Indeed, the coach parts were of the highest quality from the most reputable suppliers of the land. Those parts were assembled in well-lit sheds by specialists with care to meet customer expectations, but the processes and the mindset for building those coaches never resembled mass production. 

The same could be said of supplier and manufacturing processes for a Viasat-3, Galileo, or JPSS–they are high-quality, but low-production. With the old way, whether it’s the RSDO, ORS, or SDA, each throws money at the same coachbuilders (there aren’t many) to use those same slow processes, expecting faster results.  

Choosing Wisely?

The trend of companies like Astra, Rocket Lab, and SpaceX building up internal supply chains is their response to that low-production rate with high costs. The logic guiding their decisions addresses the circumstances today, but (based on history in other industries) their internal supply chains aren’t inevitable, and won’t remain internal forever. If there’s a market (for another analysis–who is that market now?), external suppliers will choose to compete and provide better products in shorter time frames. Rocket Lab and Astra will need to respond, which could help make the supplier space more vibrant and competitive:

  • Splitting off their own supply chains to become space suppliers themselves (voluntarily or coerced through government anti-monopoly actions).
  • Investing in and eating up suppliers (a la GM and Delphi) as requirements exceed expertise. 

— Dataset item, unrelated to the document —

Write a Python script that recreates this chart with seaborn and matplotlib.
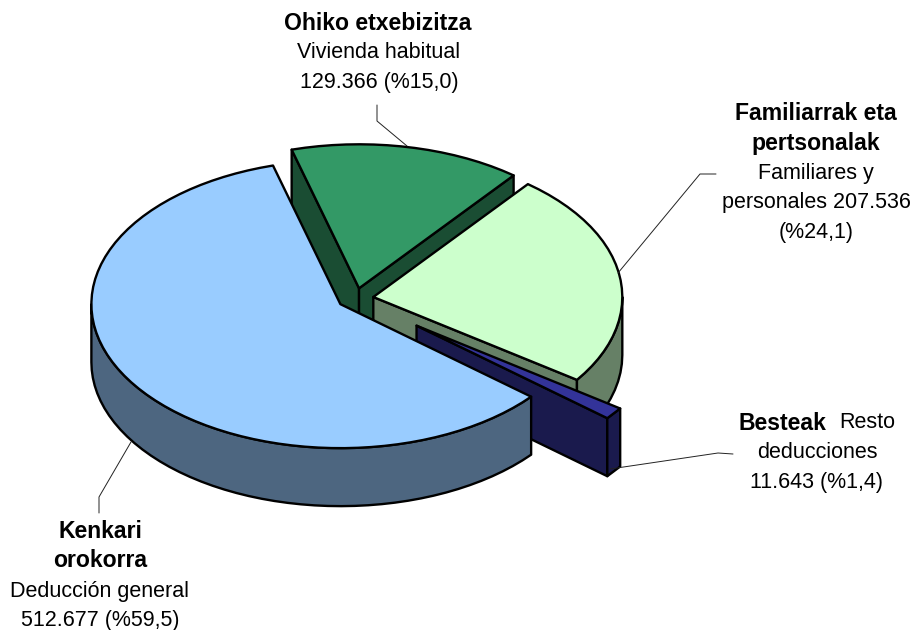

Like Apple with its products, SpaceX may keep up a “closed garden” approach to its manufacturing. It has publicly stated other incentives than just profit for building better rockets and satellites. And, as with Apple, such an approach may be sustainable for SpaceX. 

The trend is a bridge for other space industry players, which leads to an increasingly diverse, responsive, and reasonably-priced supply chain. We’ve seen it in the other industries. OneWeb has crossed that bridge with its suppliers. Rocket Lab, Planet, and the others are in the middle. And most of the older industry suppliers are on the other side, understanding they should cross but reticent to do so.